Spence is so good as Eleanor, the part that won Katharine Hepburn her third Oscar in 1969, that it makes the production look lopsided. It’s not that the other actors in this Court production aren’t good—John Hoogenakker is a strong Henry II, and Kenneth La’Ron Hamilton is fun to watch as the pimply, slouchy, sullen Prince John. It’s a fine cast, and director Ron OJ Parson keeps the action sharp and the dialogue clear. But Spence is so much better than everyone else, she so completely commands the material, that it’s like she’s in a separate play.

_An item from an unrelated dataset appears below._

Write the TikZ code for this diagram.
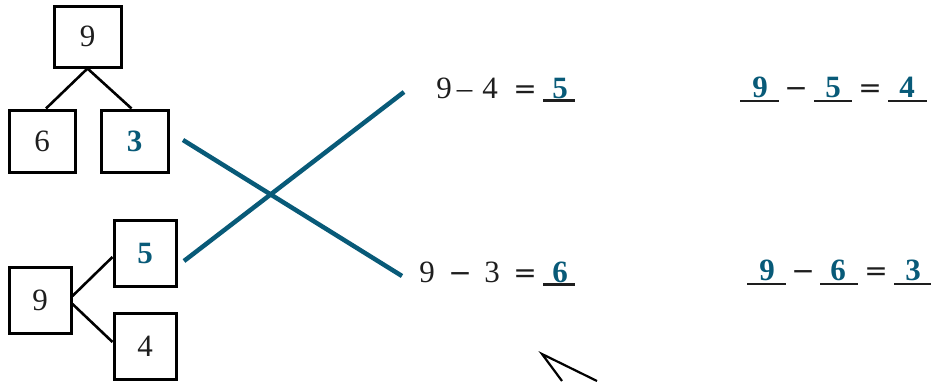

Written in 1966 by James Goldman, “The Lion in Winter” is set in the English king’s court in the twelfth century. Henry II had imprisoned Eleanor for conspiring against him but let her out temporarily for Christmas. The family is full of schemers. Henry wants his youngest son, the ridiculous John, to be king, while Eleanor favors Richard Lionheart (Shane Kenyon), a great warrior who is secretly gay. Middle child Geoffrey (Brandon Miller) is just trying to get noticed, like a medieval Jan Brady. (The plot may seem familiar to fans of the TV series “Empire”—writer Danny Strong said “Lion” was an influence.)
Meanwhile, King Philip of France (Anthony Baldasare) is staying for the holiday, demanding that his half-sister Alais (Netta Walker) marry a future king or else he wants her dowry back. Henry wants Alais for himself and constantly throws his affair in Eleanor’s face.
“The Lion in Winter” is one of my favorite movies, but the script is showing its age—like a kitchen with avocado-green appliances. It seems to be trying to be both “Who’s Afraid of Virginia Woolf?” and Shakespeare and manages neither. Some of its lines fall flat, as when Henry jokes “Well, what shall we hang—the holly or each other?” or “The sky is pocked with stars.” It’s hard to imagine an actual human saying something like that. But some are wonderful—as when Eleanor tells Henry “I can peel you like a pear and God himself would call it justice.” It’s kitschy and bitchy and fun—a historic soap opera, not to be taken too seriously as history or literature.
Court Theatre’s “The Lion in Winter” with Rebecca Spence and John Hoogenakker/Photo: Michael Brosilow
However, a great performance can elevate a not-quite-great script, and that’s what Spence does. Eleanor has some clunker lines, like “What family doesn’t have its ups and downs?” But she also gets the best ones, like her speech about how royals are the breeders of war—“We carry it like syphilis inside.” Her Eleanor is tough and spikey, but also vulnerable and still in love with her husband. She is a truly intelligent and theatrical character, completely self-aware, creating spectacles, telling truths and fables.
Ultimately, when you get past the tangle of plots, this play is about a marriage, and Spence and Hoogenakker are touching as a couple who are still in love, while also being at war.
Spence is the main reason to see this play—and it is reason enough. So go see her as Eleanor, and be comforted by the fact that, however uncomfortable it may be at your family’s house this Thanksgiving, it would be worse at King Henry’s castle.
“The Lion in Winter” is on stage at Court Theatre, 5535 South Ellis, through December 3. Tickets available at courttheatre.org.